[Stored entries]
================
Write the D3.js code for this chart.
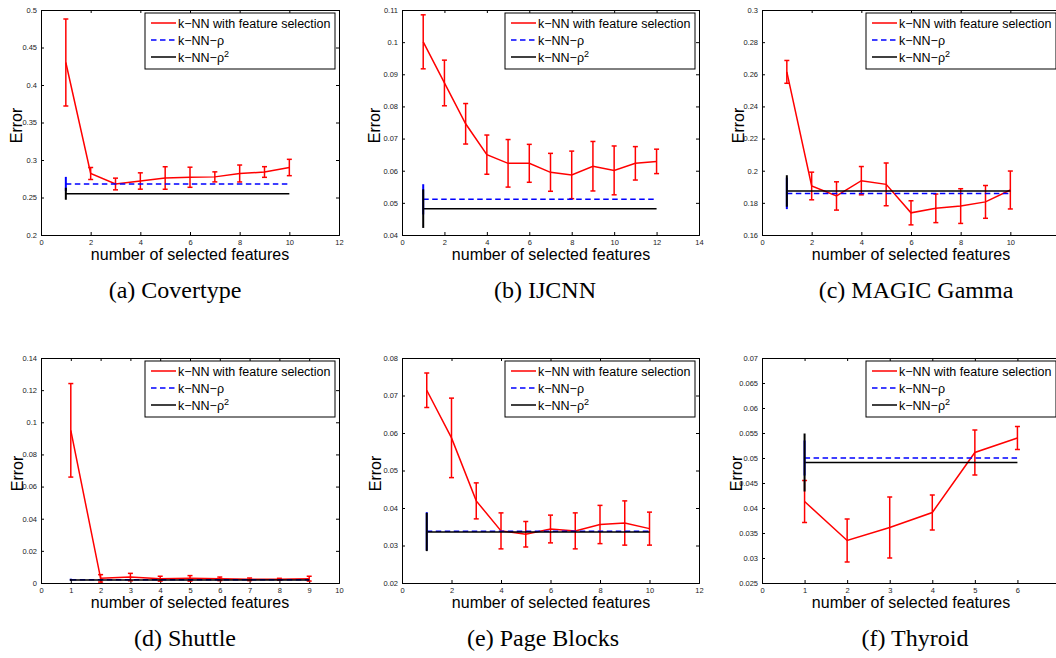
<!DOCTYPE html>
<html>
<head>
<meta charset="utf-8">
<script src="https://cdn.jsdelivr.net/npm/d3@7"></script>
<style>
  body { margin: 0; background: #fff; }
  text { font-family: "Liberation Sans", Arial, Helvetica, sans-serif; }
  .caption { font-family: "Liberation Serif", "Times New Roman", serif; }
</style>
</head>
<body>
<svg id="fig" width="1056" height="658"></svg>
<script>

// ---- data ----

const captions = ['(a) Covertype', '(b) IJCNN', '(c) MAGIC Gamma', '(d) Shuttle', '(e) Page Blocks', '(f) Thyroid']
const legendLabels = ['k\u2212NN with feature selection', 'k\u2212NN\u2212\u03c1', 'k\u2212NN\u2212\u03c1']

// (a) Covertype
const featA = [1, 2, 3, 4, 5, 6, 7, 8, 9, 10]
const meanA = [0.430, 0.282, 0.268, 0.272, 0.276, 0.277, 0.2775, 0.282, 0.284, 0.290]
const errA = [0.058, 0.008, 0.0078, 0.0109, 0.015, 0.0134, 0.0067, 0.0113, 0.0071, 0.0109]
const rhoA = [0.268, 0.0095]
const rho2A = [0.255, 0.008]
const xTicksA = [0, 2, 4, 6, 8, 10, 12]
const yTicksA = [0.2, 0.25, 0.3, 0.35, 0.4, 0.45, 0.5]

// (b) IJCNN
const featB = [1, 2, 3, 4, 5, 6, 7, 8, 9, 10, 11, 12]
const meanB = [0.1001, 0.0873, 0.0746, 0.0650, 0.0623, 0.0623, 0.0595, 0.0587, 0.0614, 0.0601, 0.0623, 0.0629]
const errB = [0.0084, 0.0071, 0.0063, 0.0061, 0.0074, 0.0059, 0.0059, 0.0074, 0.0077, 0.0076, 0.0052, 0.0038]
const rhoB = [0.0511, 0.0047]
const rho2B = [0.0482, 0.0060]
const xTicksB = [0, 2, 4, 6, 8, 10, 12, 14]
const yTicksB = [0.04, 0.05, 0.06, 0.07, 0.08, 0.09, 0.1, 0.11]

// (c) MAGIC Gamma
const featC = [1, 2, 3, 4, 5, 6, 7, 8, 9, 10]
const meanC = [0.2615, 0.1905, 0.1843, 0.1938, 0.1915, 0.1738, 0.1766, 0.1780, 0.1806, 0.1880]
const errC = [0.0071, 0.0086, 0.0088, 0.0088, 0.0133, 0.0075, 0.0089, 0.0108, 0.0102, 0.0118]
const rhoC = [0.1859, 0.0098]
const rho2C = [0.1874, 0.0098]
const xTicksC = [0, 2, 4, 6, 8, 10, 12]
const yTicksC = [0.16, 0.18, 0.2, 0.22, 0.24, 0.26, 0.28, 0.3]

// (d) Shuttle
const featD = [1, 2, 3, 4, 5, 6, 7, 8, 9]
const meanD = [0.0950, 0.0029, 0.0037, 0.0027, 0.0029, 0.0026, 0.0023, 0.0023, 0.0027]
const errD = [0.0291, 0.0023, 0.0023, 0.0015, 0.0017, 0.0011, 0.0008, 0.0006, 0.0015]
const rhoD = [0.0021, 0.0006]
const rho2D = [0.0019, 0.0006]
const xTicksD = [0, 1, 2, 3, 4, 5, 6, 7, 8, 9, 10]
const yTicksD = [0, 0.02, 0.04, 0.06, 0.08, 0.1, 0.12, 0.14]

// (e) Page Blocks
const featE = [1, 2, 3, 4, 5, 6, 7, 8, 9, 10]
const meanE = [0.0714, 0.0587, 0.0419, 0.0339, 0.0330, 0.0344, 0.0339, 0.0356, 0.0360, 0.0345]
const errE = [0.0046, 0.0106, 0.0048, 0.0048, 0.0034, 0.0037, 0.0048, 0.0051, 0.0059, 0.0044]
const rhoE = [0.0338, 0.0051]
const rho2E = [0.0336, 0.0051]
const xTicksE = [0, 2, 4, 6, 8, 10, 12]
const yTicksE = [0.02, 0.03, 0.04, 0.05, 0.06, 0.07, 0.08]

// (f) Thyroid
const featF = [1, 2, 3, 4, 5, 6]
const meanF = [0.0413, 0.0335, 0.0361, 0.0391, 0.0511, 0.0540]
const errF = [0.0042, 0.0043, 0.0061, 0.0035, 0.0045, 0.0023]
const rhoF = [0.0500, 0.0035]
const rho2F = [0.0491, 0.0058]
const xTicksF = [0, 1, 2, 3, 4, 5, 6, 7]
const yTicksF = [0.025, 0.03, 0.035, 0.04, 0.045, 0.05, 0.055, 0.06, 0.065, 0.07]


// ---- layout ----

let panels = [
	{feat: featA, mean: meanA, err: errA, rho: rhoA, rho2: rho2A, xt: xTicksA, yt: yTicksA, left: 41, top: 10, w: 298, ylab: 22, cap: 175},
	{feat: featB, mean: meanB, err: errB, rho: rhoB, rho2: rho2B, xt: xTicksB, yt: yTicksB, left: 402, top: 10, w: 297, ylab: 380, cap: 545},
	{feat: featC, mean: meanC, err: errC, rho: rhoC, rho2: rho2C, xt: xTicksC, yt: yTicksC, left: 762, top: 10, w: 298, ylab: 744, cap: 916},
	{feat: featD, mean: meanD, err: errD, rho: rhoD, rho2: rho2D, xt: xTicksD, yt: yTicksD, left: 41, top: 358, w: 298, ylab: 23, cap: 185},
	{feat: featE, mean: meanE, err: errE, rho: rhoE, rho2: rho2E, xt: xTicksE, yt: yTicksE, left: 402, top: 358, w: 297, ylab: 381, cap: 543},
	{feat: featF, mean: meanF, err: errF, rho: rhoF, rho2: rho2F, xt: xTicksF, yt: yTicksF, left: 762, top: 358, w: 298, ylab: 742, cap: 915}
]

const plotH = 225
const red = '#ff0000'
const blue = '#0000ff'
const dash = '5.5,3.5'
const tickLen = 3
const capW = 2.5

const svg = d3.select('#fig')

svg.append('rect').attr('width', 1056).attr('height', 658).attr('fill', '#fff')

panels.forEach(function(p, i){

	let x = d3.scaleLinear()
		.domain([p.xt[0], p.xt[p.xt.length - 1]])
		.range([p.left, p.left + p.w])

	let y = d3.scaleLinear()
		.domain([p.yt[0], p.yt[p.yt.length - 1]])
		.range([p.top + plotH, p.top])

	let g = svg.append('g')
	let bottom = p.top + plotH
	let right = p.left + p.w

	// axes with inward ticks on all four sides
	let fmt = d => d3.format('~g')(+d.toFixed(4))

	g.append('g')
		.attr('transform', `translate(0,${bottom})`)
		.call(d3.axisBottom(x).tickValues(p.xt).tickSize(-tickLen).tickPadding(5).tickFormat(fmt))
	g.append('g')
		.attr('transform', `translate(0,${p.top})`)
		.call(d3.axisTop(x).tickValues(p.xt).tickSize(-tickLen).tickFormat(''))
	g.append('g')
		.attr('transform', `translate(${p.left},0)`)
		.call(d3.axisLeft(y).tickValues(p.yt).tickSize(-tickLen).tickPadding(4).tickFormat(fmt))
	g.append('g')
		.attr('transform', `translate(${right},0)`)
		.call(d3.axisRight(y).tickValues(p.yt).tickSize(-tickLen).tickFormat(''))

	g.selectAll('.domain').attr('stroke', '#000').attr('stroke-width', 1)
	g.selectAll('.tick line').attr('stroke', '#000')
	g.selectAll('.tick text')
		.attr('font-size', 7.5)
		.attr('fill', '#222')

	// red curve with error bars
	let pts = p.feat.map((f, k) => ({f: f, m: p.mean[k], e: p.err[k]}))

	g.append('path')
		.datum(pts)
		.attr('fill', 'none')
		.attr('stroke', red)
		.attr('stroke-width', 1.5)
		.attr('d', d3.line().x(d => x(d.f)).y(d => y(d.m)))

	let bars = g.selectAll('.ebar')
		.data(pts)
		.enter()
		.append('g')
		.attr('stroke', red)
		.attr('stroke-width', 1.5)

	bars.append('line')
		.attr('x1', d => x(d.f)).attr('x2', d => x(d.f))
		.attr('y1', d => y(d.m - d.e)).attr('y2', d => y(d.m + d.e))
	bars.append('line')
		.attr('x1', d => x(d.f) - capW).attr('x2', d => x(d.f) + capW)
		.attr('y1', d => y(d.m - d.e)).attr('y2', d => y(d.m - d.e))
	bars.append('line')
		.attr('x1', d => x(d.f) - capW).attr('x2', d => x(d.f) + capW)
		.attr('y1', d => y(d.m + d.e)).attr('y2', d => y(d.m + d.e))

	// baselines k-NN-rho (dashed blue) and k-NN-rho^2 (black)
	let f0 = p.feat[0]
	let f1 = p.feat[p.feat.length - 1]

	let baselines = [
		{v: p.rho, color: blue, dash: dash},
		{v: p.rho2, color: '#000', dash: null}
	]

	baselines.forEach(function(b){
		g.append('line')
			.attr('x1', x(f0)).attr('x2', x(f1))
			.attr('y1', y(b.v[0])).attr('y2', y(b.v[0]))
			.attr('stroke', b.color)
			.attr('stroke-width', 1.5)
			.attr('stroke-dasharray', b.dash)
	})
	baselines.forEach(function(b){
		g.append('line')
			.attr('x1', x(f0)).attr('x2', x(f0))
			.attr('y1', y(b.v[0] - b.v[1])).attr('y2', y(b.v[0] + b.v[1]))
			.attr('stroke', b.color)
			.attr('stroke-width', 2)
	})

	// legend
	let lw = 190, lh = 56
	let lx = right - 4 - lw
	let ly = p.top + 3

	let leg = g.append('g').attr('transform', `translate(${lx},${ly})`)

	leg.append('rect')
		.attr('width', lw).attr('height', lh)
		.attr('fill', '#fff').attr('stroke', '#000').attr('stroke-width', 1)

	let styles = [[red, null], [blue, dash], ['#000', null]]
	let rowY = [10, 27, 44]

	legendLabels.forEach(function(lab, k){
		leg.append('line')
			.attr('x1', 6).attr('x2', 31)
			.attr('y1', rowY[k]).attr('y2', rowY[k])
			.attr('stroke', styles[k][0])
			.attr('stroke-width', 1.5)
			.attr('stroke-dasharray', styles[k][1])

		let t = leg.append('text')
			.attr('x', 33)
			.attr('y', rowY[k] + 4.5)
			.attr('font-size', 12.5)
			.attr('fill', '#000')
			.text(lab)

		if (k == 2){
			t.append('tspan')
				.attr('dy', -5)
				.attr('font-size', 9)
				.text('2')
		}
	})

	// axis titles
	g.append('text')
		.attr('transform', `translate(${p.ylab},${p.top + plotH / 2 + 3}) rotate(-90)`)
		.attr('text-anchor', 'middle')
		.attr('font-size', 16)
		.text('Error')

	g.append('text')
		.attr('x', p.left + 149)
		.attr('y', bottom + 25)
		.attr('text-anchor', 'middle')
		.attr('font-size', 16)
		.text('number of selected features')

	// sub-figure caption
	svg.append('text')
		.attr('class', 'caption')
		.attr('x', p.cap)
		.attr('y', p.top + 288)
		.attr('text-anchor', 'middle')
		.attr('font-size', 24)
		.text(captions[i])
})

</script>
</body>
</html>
================
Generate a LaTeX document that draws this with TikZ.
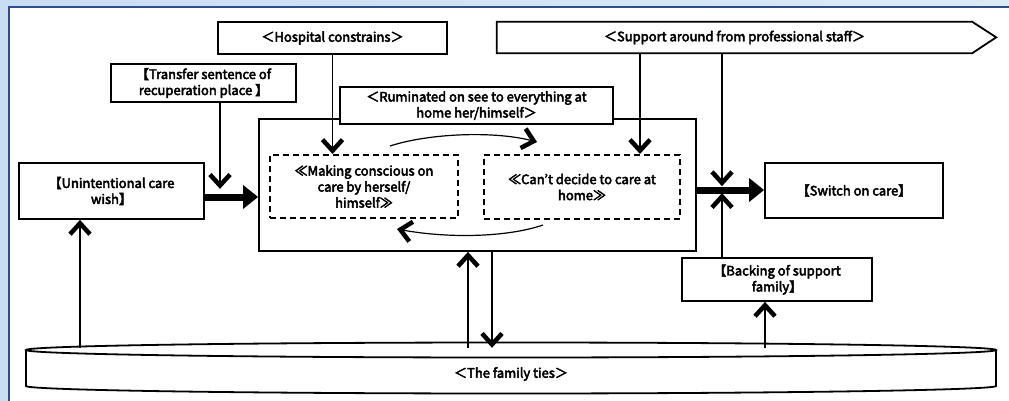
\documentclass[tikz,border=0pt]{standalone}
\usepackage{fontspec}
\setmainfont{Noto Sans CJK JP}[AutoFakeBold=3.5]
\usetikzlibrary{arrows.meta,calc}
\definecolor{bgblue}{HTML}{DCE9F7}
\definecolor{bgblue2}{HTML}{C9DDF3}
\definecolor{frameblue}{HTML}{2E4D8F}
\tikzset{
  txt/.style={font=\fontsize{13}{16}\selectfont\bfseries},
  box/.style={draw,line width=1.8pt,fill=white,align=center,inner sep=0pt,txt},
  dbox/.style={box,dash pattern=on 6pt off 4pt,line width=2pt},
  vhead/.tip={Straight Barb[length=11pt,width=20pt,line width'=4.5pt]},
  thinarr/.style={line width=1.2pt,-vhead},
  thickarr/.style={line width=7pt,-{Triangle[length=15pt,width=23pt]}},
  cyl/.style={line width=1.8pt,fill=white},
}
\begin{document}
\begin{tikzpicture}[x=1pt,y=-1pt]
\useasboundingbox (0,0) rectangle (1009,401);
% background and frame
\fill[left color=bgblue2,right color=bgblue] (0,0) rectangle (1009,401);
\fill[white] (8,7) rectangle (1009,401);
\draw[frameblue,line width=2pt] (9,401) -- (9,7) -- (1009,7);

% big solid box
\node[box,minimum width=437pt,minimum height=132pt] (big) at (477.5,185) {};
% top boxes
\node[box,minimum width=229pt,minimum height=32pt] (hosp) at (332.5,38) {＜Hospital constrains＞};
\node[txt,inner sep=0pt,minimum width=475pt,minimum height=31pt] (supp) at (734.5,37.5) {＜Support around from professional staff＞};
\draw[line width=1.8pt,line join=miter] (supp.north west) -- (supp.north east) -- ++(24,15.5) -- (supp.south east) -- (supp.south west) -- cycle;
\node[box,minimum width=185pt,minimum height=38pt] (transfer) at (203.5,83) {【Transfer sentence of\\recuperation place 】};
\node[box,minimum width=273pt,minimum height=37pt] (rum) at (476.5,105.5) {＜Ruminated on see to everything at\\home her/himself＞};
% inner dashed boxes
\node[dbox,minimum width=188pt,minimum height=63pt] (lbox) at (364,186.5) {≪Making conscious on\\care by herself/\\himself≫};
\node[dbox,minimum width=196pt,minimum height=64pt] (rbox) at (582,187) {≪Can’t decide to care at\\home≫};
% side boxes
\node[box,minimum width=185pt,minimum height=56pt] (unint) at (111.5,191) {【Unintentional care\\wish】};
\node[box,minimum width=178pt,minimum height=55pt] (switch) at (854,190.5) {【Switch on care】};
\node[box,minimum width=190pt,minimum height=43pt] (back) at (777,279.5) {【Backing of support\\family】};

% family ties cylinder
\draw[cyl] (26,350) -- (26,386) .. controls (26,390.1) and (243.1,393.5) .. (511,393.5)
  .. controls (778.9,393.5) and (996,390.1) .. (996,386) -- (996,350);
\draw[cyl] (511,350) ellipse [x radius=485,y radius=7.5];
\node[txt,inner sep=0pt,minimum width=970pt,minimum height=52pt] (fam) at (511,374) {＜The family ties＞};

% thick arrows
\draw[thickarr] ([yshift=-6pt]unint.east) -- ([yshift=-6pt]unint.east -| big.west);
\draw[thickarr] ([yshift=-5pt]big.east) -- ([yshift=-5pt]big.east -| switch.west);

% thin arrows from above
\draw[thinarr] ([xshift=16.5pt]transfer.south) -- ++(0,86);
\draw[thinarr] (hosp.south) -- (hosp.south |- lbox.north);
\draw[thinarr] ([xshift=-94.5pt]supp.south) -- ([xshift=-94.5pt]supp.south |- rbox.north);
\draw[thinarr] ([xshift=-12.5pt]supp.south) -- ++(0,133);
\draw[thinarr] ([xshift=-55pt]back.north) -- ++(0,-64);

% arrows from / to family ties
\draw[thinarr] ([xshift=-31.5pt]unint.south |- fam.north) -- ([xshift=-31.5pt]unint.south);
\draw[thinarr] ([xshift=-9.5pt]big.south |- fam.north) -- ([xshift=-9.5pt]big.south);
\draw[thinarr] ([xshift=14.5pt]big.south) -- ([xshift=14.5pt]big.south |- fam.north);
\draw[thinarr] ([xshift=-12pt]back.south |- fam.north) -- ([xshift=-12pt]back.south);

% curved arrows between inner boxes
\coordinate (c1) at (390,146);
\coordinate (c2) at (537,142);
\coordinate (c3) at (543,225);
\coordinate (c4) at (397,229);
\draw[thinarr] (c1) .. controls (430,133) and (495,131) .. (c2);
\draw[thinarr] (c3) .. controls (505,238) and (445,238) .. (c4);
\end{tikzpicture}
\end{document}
================
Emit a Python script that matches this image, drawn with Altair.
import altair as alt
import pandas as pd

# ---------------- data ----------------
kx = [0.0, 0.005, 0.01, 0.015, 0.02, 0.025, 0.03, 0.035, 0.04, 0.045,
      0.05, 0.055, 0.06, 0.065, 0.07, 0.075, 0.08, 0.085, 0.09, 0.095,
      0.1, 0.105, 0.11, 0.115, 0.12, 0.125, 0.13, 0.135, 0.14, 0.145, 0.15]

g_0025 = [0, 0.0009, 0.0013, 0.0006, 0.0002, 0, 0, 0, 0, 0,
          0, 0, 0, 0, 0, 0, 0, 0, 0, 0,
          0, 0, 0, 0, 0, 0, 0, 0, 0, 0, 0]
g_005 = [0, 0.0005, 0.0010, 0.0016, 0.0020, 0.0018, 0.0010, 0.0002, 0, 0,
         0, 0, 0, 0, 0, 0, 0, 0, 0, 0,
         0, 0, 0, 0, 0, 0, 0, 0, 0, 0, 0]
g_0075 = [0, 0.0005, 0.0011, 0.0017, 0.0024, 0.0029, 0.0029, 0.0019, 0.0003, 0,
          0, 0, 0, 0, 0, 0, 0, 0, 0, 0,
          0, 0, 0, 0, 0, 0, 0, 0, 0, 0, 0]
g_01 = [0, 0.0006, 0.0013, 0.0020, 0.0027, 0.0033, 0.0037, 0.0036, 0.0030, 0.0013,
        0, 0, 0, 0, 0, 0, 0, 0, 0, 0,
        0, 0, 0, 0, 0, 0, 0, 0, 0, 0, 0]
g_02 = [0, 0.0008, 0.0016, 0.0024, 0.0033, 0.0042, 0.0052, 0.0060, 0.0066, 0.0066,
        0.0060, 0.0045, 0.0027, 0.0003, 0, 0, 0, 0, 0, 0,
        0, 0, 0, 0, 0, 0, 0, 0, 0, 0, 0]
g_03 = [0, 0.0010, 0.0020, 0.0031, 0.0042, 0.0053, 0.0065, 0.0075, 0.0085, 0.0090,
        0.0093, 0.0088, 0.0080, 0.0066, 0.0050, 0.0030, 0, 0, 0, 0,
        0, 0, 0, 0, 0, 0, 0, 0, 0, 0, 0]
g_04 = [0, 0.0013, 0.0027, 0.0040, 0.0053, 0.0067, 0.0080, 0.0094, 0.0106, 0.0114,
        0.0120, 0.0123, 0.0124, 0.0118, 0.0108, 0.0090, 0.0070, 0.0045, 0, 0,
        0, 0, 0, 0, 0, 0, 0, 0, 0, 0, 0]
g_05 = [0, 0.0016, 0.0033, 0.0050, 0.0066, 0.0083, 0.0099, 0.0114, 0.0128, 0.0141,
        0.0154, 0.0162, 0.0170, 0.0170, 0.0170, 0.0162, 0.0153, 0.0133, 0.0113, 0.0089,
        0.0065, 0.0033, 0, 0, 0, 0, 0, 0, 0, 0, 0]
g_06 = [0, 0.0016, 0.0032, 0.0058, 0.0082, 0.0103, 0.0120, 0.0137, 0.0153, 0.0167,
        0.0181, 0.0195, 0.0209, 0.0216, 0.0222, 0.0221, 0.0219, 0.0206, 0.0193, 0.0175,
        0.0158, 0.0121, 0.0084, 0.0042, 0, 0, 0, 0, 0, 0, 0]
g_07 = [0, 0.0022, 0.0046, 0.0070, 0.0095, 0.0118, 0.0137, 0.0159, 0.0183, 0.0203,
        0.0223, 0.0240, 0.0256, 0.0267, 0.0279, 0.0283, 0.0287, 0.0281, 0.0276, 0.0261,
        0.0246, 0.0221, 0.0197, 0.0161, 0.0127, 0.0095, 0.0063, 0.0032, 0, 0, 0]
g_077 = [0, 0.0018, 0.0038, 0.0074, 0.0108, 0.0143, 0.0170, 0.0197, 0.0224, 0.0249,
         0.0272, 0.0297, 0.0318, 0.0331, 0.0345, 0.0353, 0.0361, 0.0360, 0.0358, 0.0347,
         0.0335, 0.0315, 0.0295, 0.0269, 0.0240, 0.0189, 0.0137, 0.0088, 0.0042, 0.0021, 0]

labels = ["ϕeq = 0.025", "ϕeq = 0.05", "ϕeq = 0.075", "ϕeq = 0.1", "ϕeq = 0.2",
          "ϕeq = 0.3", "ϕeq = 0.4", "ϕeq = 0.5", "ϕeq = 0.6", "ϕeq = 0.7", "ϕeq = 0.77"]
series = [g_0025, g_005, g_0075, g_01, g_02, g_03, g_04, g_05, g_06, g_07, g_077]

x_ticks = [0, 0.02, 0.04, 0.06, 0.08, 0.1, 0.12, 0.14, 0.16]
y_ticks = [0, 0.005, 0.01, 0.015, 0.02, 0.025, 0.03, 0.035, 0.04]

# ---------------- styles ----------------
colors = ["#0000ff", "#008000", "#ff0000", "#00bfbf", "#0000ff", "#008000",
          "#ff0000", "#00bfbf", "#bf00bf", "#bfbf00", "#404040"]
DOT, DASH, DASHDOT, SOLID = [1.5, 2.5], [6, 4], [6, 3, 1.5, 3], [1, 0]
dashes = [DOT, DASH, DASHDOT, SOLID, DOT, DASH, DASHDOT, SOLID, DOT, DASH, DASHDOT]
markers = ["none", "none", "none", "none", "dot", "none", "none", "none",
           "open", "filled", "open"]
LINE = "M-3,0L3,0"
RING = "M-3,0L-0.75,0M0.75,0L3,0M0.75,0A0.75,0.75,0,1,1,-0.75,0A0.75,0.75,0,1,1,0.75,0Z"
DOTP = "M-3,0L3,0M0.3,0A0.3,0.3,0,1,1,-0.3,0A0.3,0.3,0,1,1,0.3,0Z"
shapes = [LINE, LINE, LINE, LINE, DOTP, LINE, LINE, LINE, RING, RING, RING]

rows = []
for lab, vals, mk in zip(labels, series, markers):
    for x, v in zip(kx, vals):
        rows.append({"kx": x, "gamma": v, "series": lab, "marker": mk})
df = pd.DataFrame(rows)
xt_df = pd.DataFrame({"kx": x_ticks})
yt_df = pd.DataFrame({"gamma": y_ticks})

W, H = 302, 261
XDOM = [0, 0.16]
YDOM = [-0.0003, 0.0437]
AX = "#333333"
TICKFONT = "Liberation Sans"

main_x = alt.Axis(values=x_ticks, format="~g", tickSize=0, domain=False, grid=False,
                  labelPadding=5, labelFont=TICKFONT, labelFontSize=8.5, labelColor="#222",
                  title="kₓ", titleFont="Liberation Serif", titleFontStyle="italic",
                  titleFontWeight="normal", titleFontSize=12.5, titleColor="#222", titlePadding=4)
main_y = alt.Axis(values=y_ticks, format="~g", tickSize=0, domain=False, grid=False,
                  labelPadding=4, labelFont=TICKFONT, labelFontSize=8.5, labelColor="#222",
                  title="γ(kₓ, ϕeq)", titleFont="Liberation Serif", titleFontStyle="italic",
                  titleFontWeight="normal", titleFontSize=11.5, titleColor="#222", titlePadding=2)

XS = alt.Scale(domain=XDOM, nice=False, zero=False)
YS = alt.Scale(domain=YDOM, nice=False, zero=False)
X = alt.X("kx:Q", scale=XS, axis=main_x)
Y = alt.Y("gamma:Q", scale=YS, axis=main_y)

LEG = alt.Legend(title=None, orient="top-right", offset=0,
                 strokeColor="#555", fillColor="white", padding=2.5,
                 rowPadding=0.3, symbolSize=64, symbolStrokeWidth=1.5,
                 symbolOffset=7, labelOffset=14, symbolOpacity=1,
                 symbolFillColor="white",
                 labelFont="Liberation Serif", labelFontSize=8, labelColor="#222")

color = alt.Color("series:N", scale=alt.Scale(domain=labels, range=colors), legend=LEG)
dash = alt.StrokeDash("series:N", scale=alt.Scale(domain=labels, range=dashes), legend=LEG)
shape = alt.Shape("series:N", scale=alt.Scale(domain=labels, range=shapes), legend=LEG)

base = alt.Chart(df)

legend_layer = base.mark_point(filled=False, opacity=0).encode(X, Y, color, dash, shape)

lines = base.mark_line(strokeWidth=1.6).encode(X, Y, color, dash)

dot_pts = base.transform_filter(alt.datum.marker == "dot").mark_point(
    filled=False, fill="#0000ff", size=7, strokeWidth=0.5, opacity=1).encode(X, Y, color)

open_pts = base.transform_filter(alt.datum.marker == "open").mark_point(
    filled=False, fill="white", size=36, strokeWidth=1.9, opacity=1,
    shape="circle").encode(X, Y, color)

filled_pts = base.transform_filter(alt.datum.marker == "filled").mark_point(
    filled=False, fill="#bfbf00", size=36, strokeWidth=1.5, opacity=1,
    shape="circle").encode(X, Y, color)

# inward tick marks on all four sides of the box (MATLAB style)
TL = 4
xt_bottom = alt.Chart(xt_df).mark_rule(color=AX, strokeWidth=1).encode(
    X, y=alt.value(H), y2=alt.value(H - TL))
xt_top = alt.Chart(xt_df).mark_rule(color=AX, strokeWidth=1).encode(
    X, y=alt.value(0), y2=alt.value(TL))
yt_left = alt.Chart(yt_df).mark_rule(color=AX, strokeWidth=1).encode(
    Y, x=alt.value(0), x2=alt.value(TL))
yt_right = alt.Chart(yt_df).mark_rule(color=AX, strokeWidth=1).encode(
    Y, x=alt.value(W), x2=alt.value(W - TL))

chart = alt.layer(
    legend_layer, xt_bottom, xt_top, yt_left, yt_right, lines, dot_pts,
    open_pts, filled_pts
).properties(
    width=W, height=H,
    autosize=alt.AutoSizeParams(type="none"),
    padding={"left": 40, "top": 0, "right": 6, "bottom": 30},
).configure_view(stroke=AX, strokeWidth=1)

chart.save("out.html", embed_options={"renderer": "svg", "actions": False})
================
▶ GOAL
Search the records for the word "that" and copy every line where it occurs.

▶ SOLUTION FOR THIS TASK
Generate a LaTeX document that draws this with TikZ.
Emit a Python script that matches this image, drawn with Altair.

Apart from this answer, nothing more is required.